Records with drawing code
****************************************
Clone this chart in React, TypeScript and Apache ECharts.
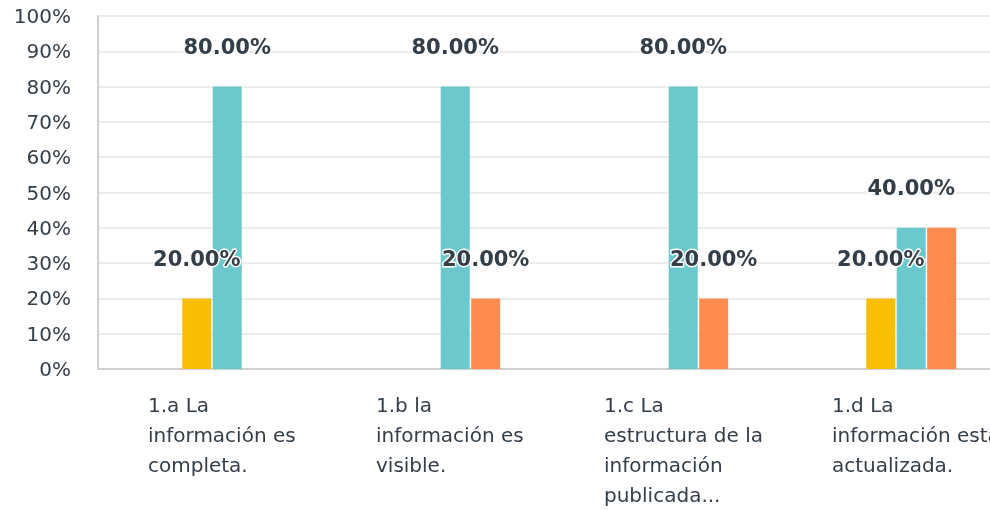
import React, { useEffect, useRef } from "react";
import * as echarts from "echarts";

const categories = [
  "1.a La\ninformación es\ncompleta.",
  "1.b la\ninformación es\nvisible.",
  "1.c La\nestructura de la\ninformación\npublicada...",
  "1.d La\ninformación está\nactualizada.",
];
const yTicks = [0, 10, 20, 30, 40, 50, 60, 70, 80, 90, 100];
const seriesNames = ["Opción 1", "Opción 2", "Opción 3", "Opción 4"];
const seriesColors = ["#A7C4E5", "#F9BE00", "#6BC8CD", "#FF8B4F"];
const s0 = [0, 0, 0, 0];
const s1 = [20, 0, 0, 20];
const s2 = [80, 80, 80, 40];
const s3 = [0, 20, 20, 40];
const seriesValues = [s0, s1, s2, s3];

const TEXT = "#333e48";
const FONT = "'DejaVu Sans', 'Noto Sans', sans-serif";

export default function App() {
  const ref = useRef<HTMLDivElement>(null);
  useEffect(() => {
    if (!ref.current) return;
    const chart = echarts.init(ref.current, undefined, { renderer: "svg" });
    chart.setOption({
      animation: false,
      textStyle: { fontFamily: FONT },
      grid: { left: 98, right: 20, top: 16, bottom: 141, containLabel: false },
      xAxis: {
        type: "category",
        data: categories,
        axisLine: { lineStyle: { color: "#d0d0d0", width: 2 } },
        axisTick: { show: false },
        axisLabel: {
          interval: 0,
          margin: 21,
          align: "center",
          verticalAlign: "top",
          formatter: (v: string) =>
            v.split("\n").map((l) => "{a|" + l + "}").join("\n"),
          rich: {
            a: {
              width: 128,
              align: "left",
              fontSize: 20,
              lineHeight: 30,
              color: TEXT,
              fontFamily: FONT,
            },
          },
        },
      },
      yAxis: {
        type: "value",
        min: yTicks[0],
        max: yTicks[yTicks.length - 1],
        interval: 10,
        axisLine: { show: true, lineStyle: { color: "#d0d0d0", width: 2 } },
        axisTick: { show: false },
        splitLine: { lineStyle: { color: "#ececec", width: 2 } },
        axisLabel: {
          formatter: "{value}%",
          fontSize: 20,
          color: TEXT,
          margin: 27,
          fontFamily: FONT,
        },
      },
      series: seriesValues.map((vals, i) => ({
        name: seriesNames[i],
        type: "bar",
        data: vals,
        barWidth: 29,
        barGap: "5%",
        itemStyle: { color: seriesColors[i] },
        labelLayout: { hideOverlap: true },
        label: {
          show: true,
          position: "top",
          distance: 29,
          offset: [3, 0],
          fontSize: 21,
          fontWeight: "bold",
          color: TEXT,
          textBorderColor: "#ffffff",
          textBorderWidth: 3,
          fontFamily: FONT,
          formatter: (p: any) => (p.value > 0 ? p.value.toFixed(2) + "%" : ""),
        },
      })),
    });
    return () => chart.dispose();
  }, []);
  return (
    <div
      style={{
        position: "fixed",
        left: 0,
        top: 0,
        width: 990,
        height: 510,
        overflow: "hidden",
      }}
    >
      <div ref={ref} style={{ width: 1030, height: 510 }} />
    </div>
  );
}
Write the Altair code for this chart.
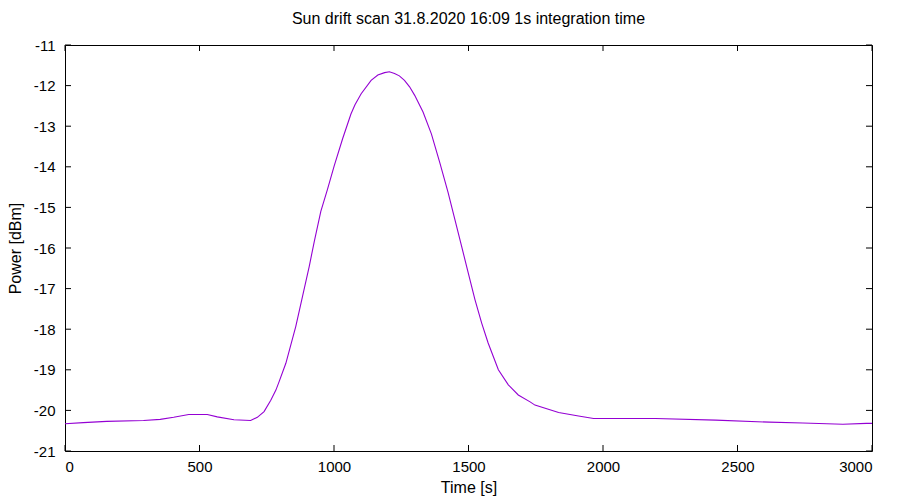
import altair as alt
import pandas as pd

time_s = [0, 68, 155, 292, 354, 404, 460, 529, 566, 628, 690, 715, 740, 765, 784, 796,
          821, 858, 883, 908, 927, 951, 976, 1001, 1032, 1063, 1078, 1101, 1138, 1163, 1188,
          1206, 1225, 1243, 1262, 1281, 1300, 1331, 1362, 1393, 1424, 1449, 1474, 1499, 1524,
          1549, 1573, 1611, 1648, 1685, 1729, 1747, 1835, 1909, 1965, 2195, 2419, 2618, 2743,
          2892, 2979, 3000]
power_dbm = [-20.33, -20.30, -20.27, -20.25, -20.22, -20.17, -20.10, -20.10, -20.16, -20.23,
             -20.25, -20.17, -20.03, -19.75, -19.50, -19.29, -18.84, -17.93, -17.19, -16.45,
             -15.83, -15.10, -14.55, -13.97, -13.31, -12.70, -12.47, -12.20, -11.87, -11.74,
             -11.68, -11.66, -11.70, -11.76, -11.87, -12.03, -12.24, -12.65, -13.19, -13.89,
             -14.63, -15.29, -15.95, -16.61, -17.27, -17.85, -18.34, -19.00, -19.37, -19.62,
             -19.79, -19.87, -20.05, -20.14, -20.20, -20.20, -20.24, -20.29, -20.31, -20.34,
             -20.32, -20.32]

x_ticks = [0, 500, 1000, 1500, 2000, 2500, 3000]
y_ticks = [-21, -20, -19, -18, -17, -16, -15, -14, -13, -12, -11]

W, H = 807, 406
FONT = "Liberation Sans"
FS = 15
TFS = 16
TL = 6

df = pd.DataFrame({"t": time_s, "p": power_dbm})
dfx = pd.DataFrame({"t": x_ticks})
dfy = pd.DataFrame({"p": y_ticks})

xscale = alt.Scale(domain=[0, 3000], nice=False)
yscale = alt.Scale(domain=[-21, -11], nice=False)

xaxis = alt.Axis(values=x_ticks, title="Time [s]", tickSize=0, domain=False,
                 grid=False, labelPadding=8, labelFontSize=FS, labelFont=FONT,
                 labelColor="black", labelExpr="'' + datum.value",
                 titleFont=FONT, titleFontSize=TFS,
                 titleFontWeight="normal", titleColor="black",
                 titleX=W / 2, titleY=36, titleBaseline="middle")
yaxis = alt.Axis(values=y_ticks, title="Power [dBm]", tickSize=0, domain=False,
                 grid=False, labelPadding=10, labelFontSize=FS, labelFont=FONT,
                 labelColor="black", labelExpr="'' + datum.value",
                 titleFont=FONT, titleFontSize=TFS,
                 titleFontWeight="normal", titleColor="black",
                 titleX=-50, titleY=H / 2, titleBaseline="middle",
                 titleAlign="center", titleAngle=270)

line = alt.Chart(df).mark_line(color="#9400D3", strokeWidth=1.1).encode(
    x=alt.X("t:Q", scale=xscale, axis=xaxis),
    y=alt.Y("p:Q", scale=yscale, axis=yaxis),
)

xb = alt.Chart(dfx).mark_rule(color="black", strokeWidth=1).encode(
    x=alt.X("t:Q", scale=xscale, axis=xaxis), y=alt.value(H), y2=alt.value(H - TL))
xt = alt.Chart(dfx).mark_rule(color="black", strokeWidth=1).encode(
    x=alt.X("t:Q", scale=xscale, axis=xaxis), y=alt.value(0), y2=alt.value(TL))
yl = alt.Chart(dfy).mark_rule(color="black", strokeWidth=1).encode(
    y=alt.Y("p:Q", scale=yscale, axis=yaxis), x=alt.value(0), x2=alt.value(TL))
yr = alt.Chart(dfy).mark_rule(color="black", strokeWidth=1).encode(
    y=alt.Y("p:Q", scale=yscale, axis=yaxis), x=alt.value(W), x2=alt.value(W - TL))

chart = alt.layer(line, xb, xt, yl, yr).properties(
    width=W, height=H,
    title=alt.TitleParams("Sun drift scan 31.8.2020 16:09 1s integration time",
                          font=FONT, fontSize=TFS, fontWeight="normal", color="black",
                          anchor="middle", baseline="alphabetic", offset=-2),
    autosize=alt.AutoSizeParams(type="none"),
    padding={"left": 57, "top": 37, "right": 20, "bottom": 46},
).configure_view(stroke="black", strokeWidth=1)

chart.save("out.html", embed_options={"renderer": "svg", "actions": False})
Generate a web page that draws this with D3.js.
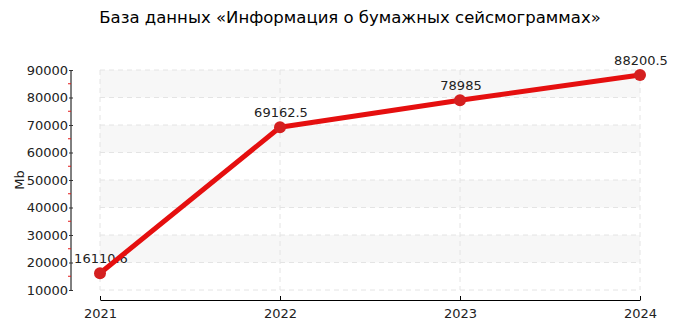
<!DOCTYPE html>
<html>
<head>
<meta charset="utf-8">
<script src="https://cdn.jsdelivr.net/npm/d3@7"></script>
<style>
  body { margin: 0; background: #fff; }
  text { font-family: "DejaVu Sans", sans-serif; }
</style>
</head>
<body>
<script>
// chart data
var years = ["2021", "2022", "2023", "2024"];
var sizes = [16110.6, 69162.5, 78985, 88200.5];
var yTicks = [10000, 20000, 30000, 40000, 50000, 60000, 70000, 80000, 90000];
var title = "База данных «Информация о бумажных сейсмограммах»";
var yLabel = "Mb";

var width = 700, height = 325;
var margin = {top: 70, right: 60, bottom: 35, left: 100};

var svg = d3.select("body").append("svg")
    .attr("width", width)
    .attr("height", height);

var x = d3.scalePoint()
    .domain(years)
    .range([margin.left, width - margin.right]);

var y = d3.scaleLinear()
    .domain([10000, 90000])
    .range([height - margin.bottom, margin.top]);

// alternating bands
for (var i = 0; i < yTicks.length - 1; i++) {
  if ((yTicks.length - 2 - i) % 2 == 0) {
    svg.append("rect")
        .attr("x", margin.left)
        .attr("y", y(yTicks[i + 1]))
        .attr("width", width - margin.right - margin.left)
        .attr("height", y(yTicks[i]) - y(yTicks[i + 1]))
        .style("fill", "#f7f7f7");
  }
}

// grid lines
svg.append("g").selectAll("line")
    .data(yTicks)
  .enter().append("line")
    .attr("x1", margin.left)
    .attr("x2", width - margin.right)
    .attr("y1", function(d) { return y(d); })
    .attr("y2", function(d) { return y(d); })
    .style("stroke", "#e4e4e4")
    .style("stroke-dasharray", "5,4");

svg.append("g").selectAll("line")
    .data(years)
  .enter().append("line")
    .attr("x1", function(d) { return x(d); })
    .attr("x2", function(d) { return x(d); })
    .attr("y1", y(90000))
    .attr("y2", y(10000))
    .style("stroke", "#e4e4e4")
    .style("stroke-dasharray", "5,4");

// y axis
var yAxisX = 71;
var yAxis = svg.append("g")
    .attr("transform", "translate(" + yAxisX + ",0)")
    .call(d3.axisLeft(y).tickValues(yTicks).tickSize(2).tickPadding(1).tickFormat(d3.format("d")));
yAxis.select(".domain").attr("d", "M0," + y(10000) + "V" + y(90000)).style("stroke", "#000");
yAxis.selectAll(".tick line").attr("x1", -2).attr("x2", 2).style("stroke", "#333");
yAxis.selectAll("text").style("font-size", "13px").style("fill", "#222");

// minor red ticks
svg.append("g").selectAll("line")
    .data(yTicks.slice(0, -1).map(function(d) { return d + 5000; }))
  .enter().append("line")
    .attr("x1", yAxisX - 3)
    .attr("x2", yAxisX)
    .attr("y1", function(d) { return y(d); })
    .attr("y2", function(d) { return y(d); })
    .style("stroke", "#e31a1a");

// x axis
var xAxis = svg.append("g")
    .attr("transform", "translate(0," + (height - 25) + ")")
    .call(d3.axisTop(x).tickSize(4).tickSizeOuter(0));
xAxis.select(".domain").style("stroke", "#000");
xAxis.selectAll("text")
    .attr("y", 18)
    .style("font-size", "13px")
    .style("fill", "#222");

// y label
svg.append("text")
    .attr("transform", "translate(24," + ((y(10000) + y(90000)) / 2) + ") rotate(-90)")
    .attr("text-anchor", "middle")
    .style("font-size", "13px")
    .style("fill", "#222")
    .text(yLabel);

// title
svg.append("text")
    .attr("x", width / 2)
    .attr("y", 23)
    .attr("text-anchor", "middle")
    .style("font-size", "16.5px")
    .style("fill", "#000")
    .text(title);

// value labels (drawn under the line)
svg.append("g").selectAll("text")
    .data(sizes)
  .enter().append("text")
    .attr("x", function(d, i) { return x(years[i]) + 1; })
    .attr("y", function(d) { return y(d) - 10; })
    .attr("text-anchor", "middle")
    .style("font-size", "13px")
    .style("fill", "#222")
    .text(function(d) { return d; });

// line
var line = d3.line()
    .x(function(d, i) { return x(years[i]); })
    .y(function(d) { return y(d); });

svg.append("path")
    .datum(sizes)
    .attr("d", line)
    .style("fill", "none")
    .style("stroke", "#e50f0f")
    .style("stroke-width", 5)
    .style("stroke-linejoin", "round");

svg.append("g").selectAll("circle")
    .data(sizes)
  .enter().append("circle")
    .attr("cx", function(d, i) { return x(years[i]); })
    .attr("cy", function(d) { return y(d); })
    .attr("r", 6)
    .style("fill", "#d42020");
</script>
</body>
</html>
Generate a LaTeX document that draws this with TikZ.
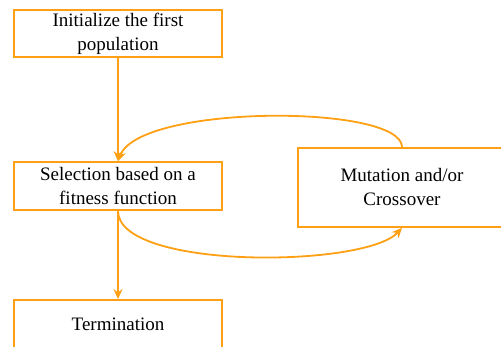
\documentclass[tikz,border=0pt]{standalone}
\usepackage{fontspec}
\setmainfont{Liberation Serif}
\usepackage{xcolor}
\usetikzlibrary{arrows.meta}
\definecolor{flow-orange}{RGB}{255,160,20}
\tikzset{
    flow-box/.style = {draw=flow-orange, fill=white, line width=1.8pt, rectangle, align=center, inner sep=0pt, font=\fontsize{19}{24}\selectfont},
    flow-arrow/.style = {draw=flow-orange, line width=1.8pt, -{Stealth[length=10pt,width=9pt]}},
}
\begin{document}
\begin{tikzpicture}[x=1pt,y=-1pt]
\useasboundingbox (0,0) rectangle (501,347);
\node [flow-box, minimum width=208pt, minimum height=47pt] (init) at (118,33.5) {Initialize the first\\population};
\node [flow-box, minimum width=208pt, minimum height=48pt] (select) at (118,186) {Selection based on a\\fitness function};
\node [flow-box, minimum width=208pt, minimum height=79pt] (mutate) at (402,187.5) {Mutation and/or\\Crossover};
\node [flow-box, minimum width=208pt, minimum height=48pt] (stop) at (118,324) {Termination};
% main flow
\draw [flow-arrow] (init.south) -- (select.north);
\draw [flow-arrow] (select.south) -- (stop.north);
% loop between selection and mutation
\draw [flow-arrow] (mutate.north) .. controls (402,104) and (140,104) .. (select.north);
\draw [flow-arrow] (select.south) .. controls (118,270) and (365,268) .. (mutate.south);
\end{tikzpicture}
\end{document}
****************************************
--- Direction ---
Tally how many lines of the material contain the word "this". The answer must be the number and nothing else.

--- Task response ---
4